[START Dataset section]

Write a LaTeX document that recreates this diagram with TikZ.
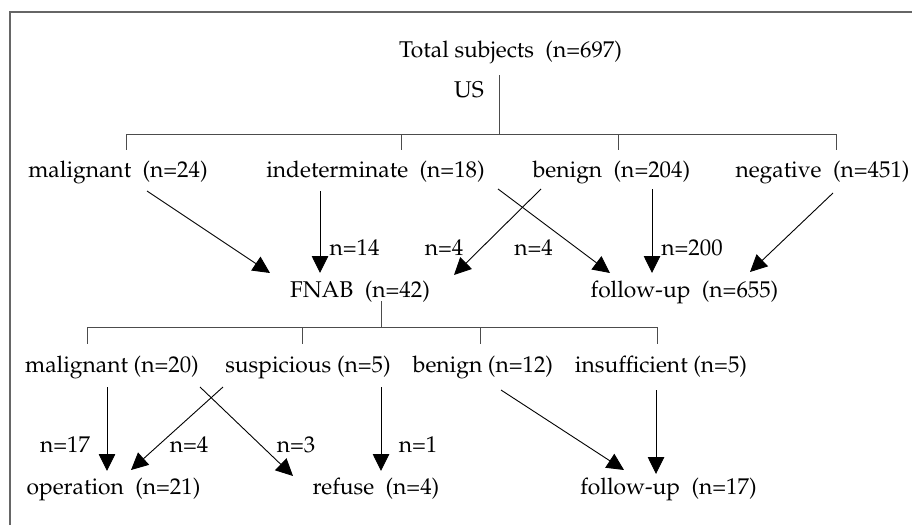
\documentclass[tikz,border=0pt]{standalone}
\usepackage[T1]{fontenc}
\usepackage{mathpazo}
\usetikzlibrary{arrows.meta,calc}
\begin{document}
\begin{tikzpicture}[x=1pt,y=-1pt,
  lbl/.style={anchor=base,inner sep=0pt,font=\fontsize{22.8}{27}\selectfont},
  cnt/.style={anchor=base,inner sep=0pt,font=\fontsize{22.8}{27}\selectfont},
  tree/.style={draw=black!70,line width=0.9pt},
  arr/.style={draw=black,line width=0.9pt,-{Triangle[length=17pt,width=16.5pt]}},
  frame/.style={draw=black!60,line width=1.5pt}]
\useasboundingbox (0,0) rectangle (912,527);
% frame
\coordinate (fA) at (10,525);
\coordinate (fB) at (10,12);
\coordinate (fC) at (912,12);
\draw[frame] (fA) -- (fB) -- (fC);
% level 0
\node[lbl] (total) at (510.5,58) {Total subjects\ \ (n=697)};
\node[lbl] (us) at (469,97) {US};
% level 1
\node[lbl] (mal1) at (118,177) {malignant\ \ (n=24)};
\node[lbl] (ind) at (375.5,177) {indeterminate\ \ (n=18)};
\node[lbl] (ben1) at (611.5,177) {benign\ \ (n=204)};
\node[lbl] (neg) at (822.5,177) {negative\ \ (n=451)};
% level 2
\node[lbl] (fnab) at (360,297) {FNAB\ \ (n=42)};
\node[lbl] (fu1) at (684.5,297) {follow-up\ \ (n=655)};
% level 3
\node[lbl] (mal2) at (112,372) {malignant (n=20)};
\node[lbl] (sus) at (308,372) {suspicious (n=5)};
\node[lbl] (ben2) at (483,372) {benign (n=12)};
\node[lbl] (ins) at (661,372) {insufficient (n=5)};
% level 4
\node[lbl] (op) at (113.5,494) {operation\ \ (n=21)};
\node[lbl] (ref) at (376,494) {refuse\ \ (n=4)};
\node[lbl] (fu2) at (668.5,494) {follow-up\ \ (n=17)};
% top tree
\coordinate (t0) at (499,75);
\coordinate (t1) at (499,134);
\coordinate (h1a) at (126,134);
\coordinate (h1b) at (836,134);
\draw[tree] (t0) -- (t1);
\draw[tree] (h1a) -- (h1b);
\foreach \xx in {126,401,618,836}{\draw[tree] (\xx,134) -- (\xx,150);}
% second tree
\coordinate (s0) at (381,301);
\coordinate (s1) at (381,327);
\coordinate (h2a) at (87,327);
\coordinate (h2b) at (657,327);
\draw[tree] (s0) -- (s1);
\draw[tree] (h2a) -- (h2b);
\foreach \xx in {87,302,480,657}{\draw[tree] (\xx,327) -- (\xx,344);}
% arrows level 1 -> 2
\draw[arr] ($(mal1.base)+(29,14)$) -- ($(fnab.base)+(-90,-24)$);
\draw[arr] ($(ind.base)+(-55.5,14)$) -- ($(fnab.base)+(-40,-24)$);
\draw[arr] ($(ben1.base)+(-70.5,12)$) -- ($(fnab.base)+(94,-22)$);
\draw[arr] ($(ind.base)+(122.5,12)$) -- ($(fu1.base)+(-74.5,-24)$);
\draw[arr] ($(ben1.base)+(40.5,12)$) -- ($(fu1.base)+(-32.5,-24)$);
\draw[arr] ($(neg.base)+(10.5,16)$) -- ($(fu1.base)+(65.5,-25)$);
\node[cnt] (c14) at (354.5,255) {n=14};
\node[cnt] (c4a) at (444,255) {n=4};
\node[cnt] (c4b) at (533.5,255) {n=4};
\node[cnt] (c200) at (692,255) {n=200};
% arrows level 3 -> 4
\draw[arr] ($(mal2.base)+(-5,15)$) -- ($(op.base)+(-6.5,-23)$);
\draw[arr] ($(sus.base)+(-85,15)$) -- ($(op.base)+(17.5,-24)$);
\draw[arr] ($(mal2.base)+(88,15)$) -- ($(ref.base)+(-83,-18)$);
\draw[arr] ($(sus.base)+(73,15)$) -- ($(ref.base)+(5,-23)$);
\draw[arr] ($(ben2.base)+(18,18)$) -- ($(fu2.base)+(-44.5,-24)$);
\draw[arr] ($(ins.base)+(-5,18)$) -- ($(fu2.base)+(-12.5,-20)$);
\node[cnt] (c17) at (65,452) {n=17};
\node[cnt] (c4c) at (189,452) {n=4};
\node[cnt] (c3) at (296,452) {n=3};
\node[cnt] (c1) at (418,452) {n=1};
\end{tikzpicture}
\end{document}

[END Dataset section]

## Goal
Print out the whole of the material word for word, without pictures.

## Solution to this exercise
Write a LaTeX document that recreates this diagram with TikZ.
\documentclass[tikz,border=0pt]{standalone}
\usepackage[T1]{fontenc}
\usepackage{mathpazo}
\usetikzlibrary{arrows.meta,calc}
\begin{document}
\begin{tikzpicture}[x=1pt,y=-1pt,
  lbl/.style={anchor=base,inner sep=0pt,font=\fontsize{22.8}{27}\selectfont},
  cnt/.style={anchor=base,inner sep=0pt,font=\fontsize{22.8}{27}\selectfont},
  tree/.style={draw=black!70,line width=0.9pt},
  arr/.style={draw=black,line width=0.9pt,-{Triangle[length=17pt,width=16.5pt]}},
  frame/.style={draw=black!60,line width=1.5pt}]
\useasboundingbox (0,0) rectangle (912,527);
% frame
\coordinate (fA) at (10,525);
\coordinate (fB) at (10,12);
\coordinate (fC) at (912,12);
\draw[frame] (fA) -- (fB) -- (fC);
% level 0
\node[lbl] (total) at (510.5,58) {Total subjects\ \ (n=697)};
\node[lbl] (us) at (469,97) {US};
% level 1
\node[lbl] (mal1) at (118,177) {malignant\ \ (n=24)};
\node[lbl] (ind) at (375.5,177) {indeterminate\ \ (n=18)};
\node[lbl] (ben1) at (611.5,177) {benign\ \ (n=204)};
\node[lbl] (neg) at (822.5,177) {negative\ \ (n=451)};
% level 2
\node[lbl] (fnab) at (360,297) {FNAB\ \ (n=42)};
\node[lbl] (fu1) at (684.5,297) {follow-up\ \ (n=655)};
% level 3
\node[lbl] (mal2) at (112,372) {malignant (n=20)};
\node[lbl] (sus) at (308,372) {suspicious (n=5)};
\node[lbl] (ben2) at (483,372) {benign (n=12)};
\node[lbl] (ins) at (661,372) {insufficient (n=5)};
% level 4
\node[lbl] (op) at (113.5,494) {operation\ \ (n=21)};
\node[lbl] (ref) at (376,494) {refuse\ \ (n=4)};
\node[lbl] (fu2) at (668.5,494) {follow-up\ \ (n=17)};
% top tree
\coordinate (t0) at (499,75);
\coordinate (t1) at (499,134);
\coordinate (h1a) at (126,134);
\coordinate (h1b) at (836,134);
\draw[tree] (t0) -- (t1);
\draw[tree] (h1a) -- (h1b);
\foreach \xx in {126,401,618,836}{\draw[tree] (\xx,134) -- (\xx,150);}
% second tree
\coordinate (s0) at (381,301);
\coordinate (s1) at (381,327);
\coordinate (h2a) at (87,327);
\coordinate (h2b) at (657,327);
\draw[tree] (s0) -- (s1);
\draw[tree] (h2a) -- (h2b);
\foreach \xx in {87,302,480,657}{\draw[tree] (\xx,327) -- (\xx,344);}
% arrows level 1 -> 2
\draw[arr] ($(mal1.base)+(29,14)$) -- ($(fnab.base)+(-90,-24)$);
\draw[arr] ($(ind.base)+(-55.5,14)$) -- ($(fnab.base)+(-40,-24)$);
\draw[arr] ($(ben1.base)+(-70.5,12)$) -- ($(fnab.base)+(94,-22)$);
\draw[arr] ($(ind.base)+(122.5,12)$) -- ($(fu1.base)+(-74.5,-24)$);
\draw[arr] ($(ben1.base)+(40.5,12)$) -- ($(fu1.base)+(-32.5,-24)$);
\draw[arr] ($(neg.base)+(10.5,16)$) -- ($(fu1.base)+(65.5,-25)$);
\node[cnt] (c14) at (354.5,255) {n=14};
\node[cnt] (c4a) at (444,255) {n=4};
\node[cnt] (c4b) at (533.5,255) {n=4};
\node[cnt] (c200) at (692,255) {n=200};
% arrows level 3 -> 4
\draw[arr] ($(mal2.base)+(-5,15)$) -- ($(op.base)+(-6.5,-23)$);
\draw[arr] ($(sus.base)+(-85,15)$) -- ($(op.base)+(17.5,-24)$);
\draw[arr] ($(mal2.base)+(88,15)$) -- ($(ref.base)+(-83,-18)$);
\draw[arr] ($(sus.base)+(73,15)$) -- ($(ref.base)+(5,-23)$);
\draw[arr] ($(ben2.base)+(18,18)$) -- ($(fu2.base)+(-44.5,-24)$);
\draw[arr] ($(ins.base)+(-5,18)$) -- ($(fu2.base)+(-12.5,-20)$);
\node[cnt] (c17) at (65,452) {n=17};
\node[cnt] (c4c) at (189,452) {n=4};
\node[cnt] (c3) at (296,452) {n=3};
\node[cnt] (c1) at (418,452) {n=1};
\end{tikzpicture}
\end{document}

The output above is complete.